I should start with a short confession: For most of my life, I was the most political and polarizing individual I know. My intense dissatisfaction with that part of myself is what compelled me to write a note of caution to those who become political at a young age. I’m rather fortunate that from the tornado of politics which swept me up in my elementary days, I emerged a centrist – a fate not shared by many politically-inclined eleven-year-olds. I’ll be the first to admit that I’m no expert on politics, but eleven-year-old me certainly thought he was.

And that’s precisely the issue. 

The ideals of utopia appeal strongest to individuals who haven’t yet developed a healthy dose of skepticism and intellectual maturity, making teenagers the most fertile ground for radicalization. With the rise of independent media and political commentary, extreme and polarizing ideas have weaved themselves into everyone’s social media feed, and for many, their first exposure to politics is tainted with grossly partisan ideology. 

Extreme ideas appeal especially to those who view politics more for entertainment than complex political discussions, as the slam-dunk spectacle that pollutes online politics rewards the extreme and controversial. Polarization bleeds the often obscure nuances of complex topics into a dichotomy of right and wrong – and those who align themselves with the opposing side are no longer individuals, but a figurehead of their ‘wrong’ ideology– a division which divorces friendships, hampers open-mindedness, and breeds hopelessness.

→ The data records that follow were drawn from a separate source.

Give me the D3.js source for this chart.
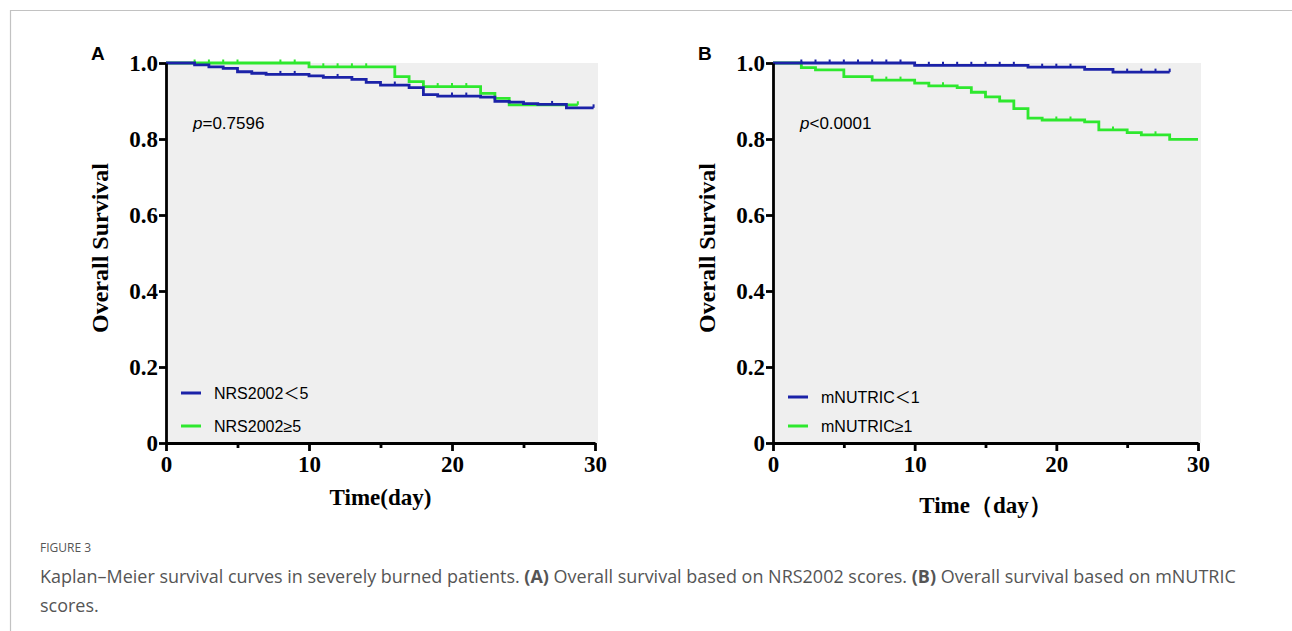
<!DOCTYPE html>
<html>
<head>
<meta charset="utf-8">
<script src="https://cdn.jsdelivr.net/npm/d3@7"></script>
<style>
  body { margin: 0; background: #fff; }
</style>
</head>
<body>
<div id="chart"></div>
<script>
// ---- data ----
const xTicks = [0, 10, 20, 30];
const xMinorTicks = [5, 15, 25];
const yTicks = [0, 0.2, 0.4, 0.6, 0.8, 1.0];

// panel A : NRS2002
const nrsLowTime = [0, 2, 3, 4, 5, 6, 7, 10, 11, 13, 14, 15, 17, 18, 19, 22, 23, 24, 25, 26, 28, 29.9];
const nrsLowSurv = [1, 0.995, 0.99, 0.986, 0.977, 0.973, 0.97, 0.966, 0.962, 0.957, 0.949, 0.942, 0.935, 0.917, 0.913, 0.91, 0.899, 0.897, 0.893, 0.891, 0.882, 0.882];
const nrsLowCensor = [8, 9, 12, 16, 20, 21, 27, 29.9];

const nrsHighTime = [0, 10, 16, 17, 18, 22, 23, 24, 28.8];
const nrsHighSurv = [1, 0.99, 0.964, 0.951, 0.938, 0.92, 0.907, 0.89, 0.89];
const nrsHighCensor = [2, 3, 4, 5, 8, 9, 11, 12, 13, 14, 19, 20, 21, 28.8];

// panel B : mNUTRIC
const nutLowTime = [0, 10, 18, 22, 24, 28];
const nutLowSurv = [1, 0.994, 0.989, 0.983, 0.976, 0.976];
const nutLowCensor = [2, 3, 4, 5, 6, 7, 8, 9, 11, 12, 13, 14, 15, 16, 17, 19, 20, 21, 25, 26, 27, 28];

const nutHighTime = [0, 2, 3, 5, 7, 10, 11, 13, 14, 15, 16, 17, 18, 19, 22, 23, 25, 26, 28, 30];
const nutHighSurv = [1, 0.988, 0.982, 0.964, 0.955, 0.947, 0.94, 0.935, 0.923, 0.911, 0.9, 0.88, 0.855, 0.85, 0.845, 0.824, 0.817, 0.811, 0.799, 0.799];
const nutHighCensor = [8, 9, 12, 20, 21, 24, 27];

const blue = "#1b22a8", green = "#2ee82e";
const serif = "'Liberation Serif', 'Times New Roman', serif";
const sans = "'Liberation Sans', Arial, 'Noto Sans CJK SC', sans-serif";

const svg = d3.select("#chart").append("svg")
    .attr("width", 1292)
    .attr("height", 631);

// outer frame (box of the page)
svg.append("path")
    .attr("d", "M10.5,631 V10.5 H1292")
    .attr("fill", "none")
    .attr("stroke", "#c2c2c2")
    .attr("stroke-width", 1.2);

function stepValue(times, surv, t) {
  let v = surv[0];
  for (let i = 0; i < times.length; i++) if (times[i] <= t) v = surv[i];
  return v;
}

function drawPanel(p) {
  const x = d3.scaleLinear().domain([0, 30]).range([p.left, p.right]);
  const y = d3.scaleLinear().domain([0, 1]).range([443, 63]);
  const g = svg.append("g");

  // grey plot area
  g.append("rect")
    .attr("x", x(0)).attr("y", y(1))
    .attr("width", x(30) - x(0) + 3).attr("height", y(0) - y(1))
    .attr("fill", "#efefef");

  // curves: green first, blue on top
  const line = d3.line().curve(d3.curveStepAfter).x(d => x(d[0])).y(d => y(d[1]));
  p.series.forEach(s => {
    const pts = s.time.map((t, i) => [t, s.surv[i]]);
    g.append("path")
      .attr("d", line(pts))
      .attr("fill", "none")
      .attr("stroke", s.color)
      .attr("stroke-width", 2.8);
    g.selectAll(null)
      .data(s.censor)
      .join("line")
        .attr("x1", d => x(d)).attr("x2", d => x(d))
        .attr("y1", d => y(stepValue(s.time, s.surv, d)))
        .attr("y2", d => y(stepValue(s.time, s.surv, d)) - 3.5)
        .attr("stroke", s.color)
        .attr("stroke-width", 2);
  });

  // y axis
  g.append("g")
    .attr("transform", `translate(${x(0)},0)`)
    .call(d3.axisLeft(y).tickValues(yTicks)
      .tickFormat(d => d === 0 ? "0" : d.toFixed(1))
      .tickSize(7).tickSizeOuter(0).tickPadding(1));

  // x axis
  g.append("g")
    .attr("transform", `translate(0,${y(0)})`)
    .call(d3.axisBottom(x).tickValues(xTicks).tickSize(8).tickSizeOuter(0).tickPadding(5));
  g.append("g")
    .attr("transform", `translate(0,${y(0)})`)
    .call(d3.axisBottom(x).tickValues(xMinorTicks).tickSize(5).tickSizeOuter(0).tickFormat(""))
    .select(".domain").remove();

  g.selectAll(".domain, .tick line")
    .attr("stroke", "#000")
    .attr("stroke-width", 2.8);
  g.selectAll(".tick text")
    .attr("fill", "#000")
    .style("font-family", serif)
    .style("font-weight", "bold")
    .style("font-size", "23px");

  // axis titles
  g.append("text")
    .attr("transform", `translate(${p.left - 58},248) rotate(-90)`)
    .attr("text-anchor", "middle")
    .style("font-family", serif).style("font-weight", "bold").style("font-size", "24px")
    .text("Overall Survival");
  g.append("text")
    .attr("x", (x(0) + x(30)) / 2).attr("y", p.xTitleY)
    .attr("text-anchor", "middle")
    .style("font-family", serif).style("font-weight", "bold").style("font-size", "23px")
    .text(p.xTitle);

  // panel letter
  g.append("text")
    .attr("x", p.left - 75).attr("y", 60)
    .style("font-family", sans).style("font-weight", "bold").style("font-size", "19px")
    .text(p.letter);

  // p value
  const pt = g.append("text")
    .attr("x", p.left + 27).attr("y", 129)
    .style("font-family", sans).style("font-size", "17px");
  pt.append("tspan").style("font-style", "italic").text("p");
  pt.append("tspan").text(p.pText);

  // legend
  p.legend.forEach((l, i) => {
    const ly = p.legendY + i * p.legendGap;
    g.append("line")
      .attr("x1", p.left + 15).attr("x2", p.left + 35)
      .attr("y1", ly).attr("y2", ly)
      .attr("stroke", l.color).attr("stroke-width", 3);
    g.append("text")
      .attr("x", p.left + 48).attr("y", ly)
      .attr("dy", "0.35em")
      .style("font-family", sans).style("font-size", "16px")
      .text(l.label);
  });
}

drawPanel({
  left: 166, right: 595, letter: "A", pText: "=0.7596",
  xTitle: "Time(day)", xTitleY: 505,
  legendY: 393, legendGap: 33,
  series: [
    {time: nrsHighTime, surv: nrsHighSurv, censor: nrsHighCensor, color: green},
    {time: nrsLowTime, surv: nrsLowSurv, censor: nrsLowCensor, color: blue}
  ],
  legend: [{label: "NRS2002＜5", color: blue}, {label: "NRS2002≥5", color: green}]
});

drawPanel({
  left: 773, right: 1198, letter: "B", pText: "<0.0001",
  xTitle: "Time（day）", xTitleY: 513,
  legendY: 397, legendGap: 29,
  series: [
    {time: nutHighTime, surv: nutHighSurv, censor: nutHighCensor, color: green},
    {time: nutLowTime, surv: nutLowSurv, censor: nutLowCensor, color: blue}
  ],
  legend: [{label: "mNUTRIC＜1", color: blue}, {label: "mNUTRIC≥1", color: green}]
});

// caption
const capFont = "'Open Sans', 'Noto Sans', sans-serif";
svg.append("text")
  .attr("x", 40).attr("y", 552)
  .attr("fill", "#555")
  .style("font-family", capFont).style("font-size", "12px")
  .text("FIGURE 3");

const cap1 = svg.append("text")
  .attr("x", 40).attr("y", 583)
  .attr("fill", "#555")
  .style("font-family", capFont).style("font-size", "16px");
cap1.append("tspan").text("Kaplan–Meier survival curves in severely burned patients. ");
cap1.append("tspan").style("font-weight", "bold").text("(A)");
cap1.append("tspan").text(" Overall survival based on NRS2002 scores. ");
cap1.append("tspan").style("font-weight", "bold").text("(B)");
cap1.append("tspan").text(" Overall survival based on mNUTRIC");

// fit the caption width to the figure's text block
const w1 = cap1.node().getComputedTextLength();
const size1 = 16 * 1196 / w1;
cap1.style("font-size", size1 + "px");

svg.append("text")
  .attr("x", 40).attr("y", 612)
  .attr("fill", "#555")
  .style("font-family", capFont).style("font-size", size1 + "px")
  .text("scores.");
</script>
</body>
</html>
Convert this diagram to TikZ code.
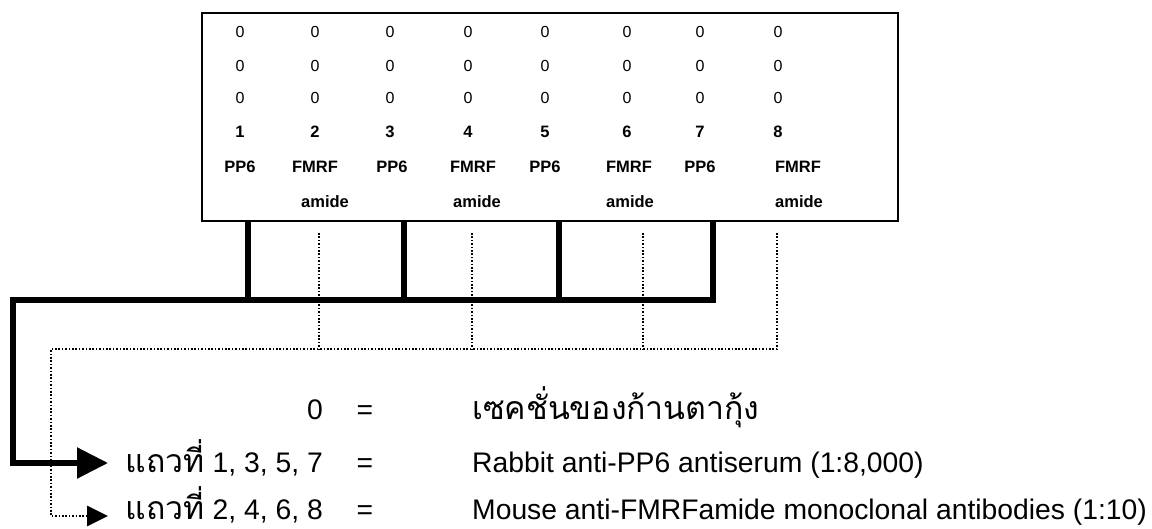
\documentclass[tikz,border=0pt]{standalone}
\usepackage{fontspec}
\setmainfont{Liberation Sans}
\newfontfamily\thaifont[Script=Thai]{Loma}
\usetikzlibrary{arrows.meta}
\newcommand{\thai}[1]{\raisebox{0pt}[\height][0pt]{\thaifont\fontsize{32}{34}\selectfont #1}}
\begin{document}
\begin{tikzpicture}[x=1pt,y=-1pt,
  cell/.style={font=\fontsize{16}{16}\selectfont, inner sep=0pt},
  bcell/.style={font=\fontsize{16.5}{16.5}\selectfont\bfseries, inner sep=0pt},
  leg/.style={font=\fontsize{28.3}{30}\selectfont, inner sep=0pt},
  frame/.style={draw, line width=1.4pt},
  solidlink/.style={line width=5.5pt, line join=miter},
  dotlink/.style={line width=2.8pt, dash pattern=on 1.7pt off 1.7pt},
  bigtip/.style={-{Triangle[length=31pt,width=30pt]}},
  smalltip/.style={-{Triangle[length=21pt,width=20pt]}}]
\useasboundingbox (0,0) rectangle (1152,529);

% box
\node[frame, minimum width=696pt, minimum height=208pt, inner sep=0pt] (box) at (550,117) {};

% zeros
\foreach \x [count=\i] in {240,315,390,468,545,627,700,778}{
  \node[cell] (za\i) at (\x,32) {0};
  \node[cell] (zb\i) at (\x,66) {0};
  \node[cell] (zc\i) at (\x,98) {0};
  \node[bcell] (n\i) at (\x,132) {\i};
}
% labels
\node[bcell] (l1) at (240,167) {PP6};
\node[bcell] (l2) at (315,167) {FMRF};
\node[bcell] (l3) at (392,167) {PP6};
\node[bcell] (l4) at (473,167) {FMRF};
\node[bcell] (l5) at (545,167) {PP6};
\node[bcell] (l6) at (629,167) {FMRF};
\node[bcell] (l7) at (700,167) {PP6};
\node[bcell] (l8) at (798,167) {FMRF};
\node[bcell] (a2) at (325,202) {amide};
\node[bcell] (a4) at (477,202) {amide};
\node[bcell] (a6) at (630,202) {amide};
\node[bcell] (a8) at (799,202) {amide};

% connector coordinates
\coordinate (s1) at (248,300);
\coordinate (s3) at (404,300);
\coordinate (s5) at (559,300);
\coordinate (s7) at (713,300);
\coordinate (sc) at (13,300);
\coordinate (sd) at (13,463);
\coordinate (st) at (108,463);

\coordinate (d2t) at (319,233);
\coordinate (d4t) at (472,233);
\coordinate (d6t) at (643,233);
\coordinate (d8t) at (777,233);
\coordinate (d2) at (319,349);
\coordinate (d4) at (472,349);
\coordinate (d6) at (643,349);
\coordinate (d8) at (777,349);
\coordinate (dc) at (51,349);
\coordinate (dd) at (51,516);
\coordinate (dt) at (108,516);

% solid connectors
\draw[solidlink] (s1 |- box.south) -- (s1);
\draw[solidlink] (s3 |- box.south) -- (s3);
\draw[solidlink] (s5 |- box.south) -- (s5);
\draw[solidlink, bigtip] (s7 |- box.south) -- (s7) -- (sc) -- (sd) -- (st);

% dotted connectors
\draw[dotlink] (d2t) -- (d2);
\draw[dotlink] (d4t) -- (d4);
\draw[dotlink] (d6t) -- (d6);
\draw[dotlink, smalltip] (d8t) -- (d8) -- (dc) -- (dd) -- (dt);

% legend
\node[leg, anchor=base east] (k0) at (323,420) {0};
\node[leg, anchor=base] (e0) at (365,420) {=};
\node[leg, anchor=base west] (v0) at (472,420) {\thai{เซคชั่นของก้านตากุ้ง}};
\node[leg, anchor=base east] (k1) at (323,472) {\thai{แถวที่} 1, 3, 5, 7};
\node[leg, anchor=base] (e1) at (365,472) {=};
\node[leg, anchor=base west] (v1) at (472,472) {Rabbit anti-PP6 antiserum (1:8,000)};
\node[leg, anchor=base east] (k2) at (323,519) {\thai{แถวที่} 2, 4, 6, 8};
\node[leg, anchor=base] (e2) at (365,519) {=};
\node[leg, anchor=base west] (v2) at (472,519) {Mouse anti-FMRFamide monoclonal antibodies (1:10)};
\end{tikzpicture}
\end{document}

The essential aim of politics is to examine the problems inherent within society. In such a diagnosis, people often forget the innumerable miracles that enabled them to live in a free society with a quality of life far surpassing those of any time in prior human history. It is absent of gratefulness (nationalistic fervor doesn’t count) and provides a warped view of the world that strongly gravitates toward pessimism – a dangerous road to travel down, especially for those with youthful optimism and ambition. It is a road with far more pitfalls than blessings, especially for the high-schoolers who entrench themselves in topics that far exceed their maturity, myself included. “Their brains aren’t fully developed,” junior Luke Pinto put it bluntly.

For high-schoolers about to embark on the adventures of adult life, there are a lot more important things to worry about than the state of the world, and, as a matter of principle, one should fix the problems directly under their control before they turn their eye on everyone else. The inexperience of youth breeds the naivety and idealism that plagues juvenile politics, and though one may think themselves immune from such tendencies, it is a byproduct of their age that they are ill-adapted to confront the issues of society. 

Editor’s Footnote: It is an intriguing dilemma which I have placed myself in by writing this article, as it applies equally to myself. I am not arguing that political discussion is wrong, but that it promotes a danger that I know all too well. As a newspaper writer, it is my duty to express my honest opinion on a variety of subjects, and I ought to candidly admit that the title of this article is precisely the type of controversial, all-or-nothing statement that I example as contributing to polarization. However, my article is not an espousal of a certain political sentiment, but is intended to be a thought-provoking perspective contrary to the traditional narrative, necessary to mediate my competing interests as a writer and observer. Does my stance disqualify me from ever writing about politics in the future? I hope not.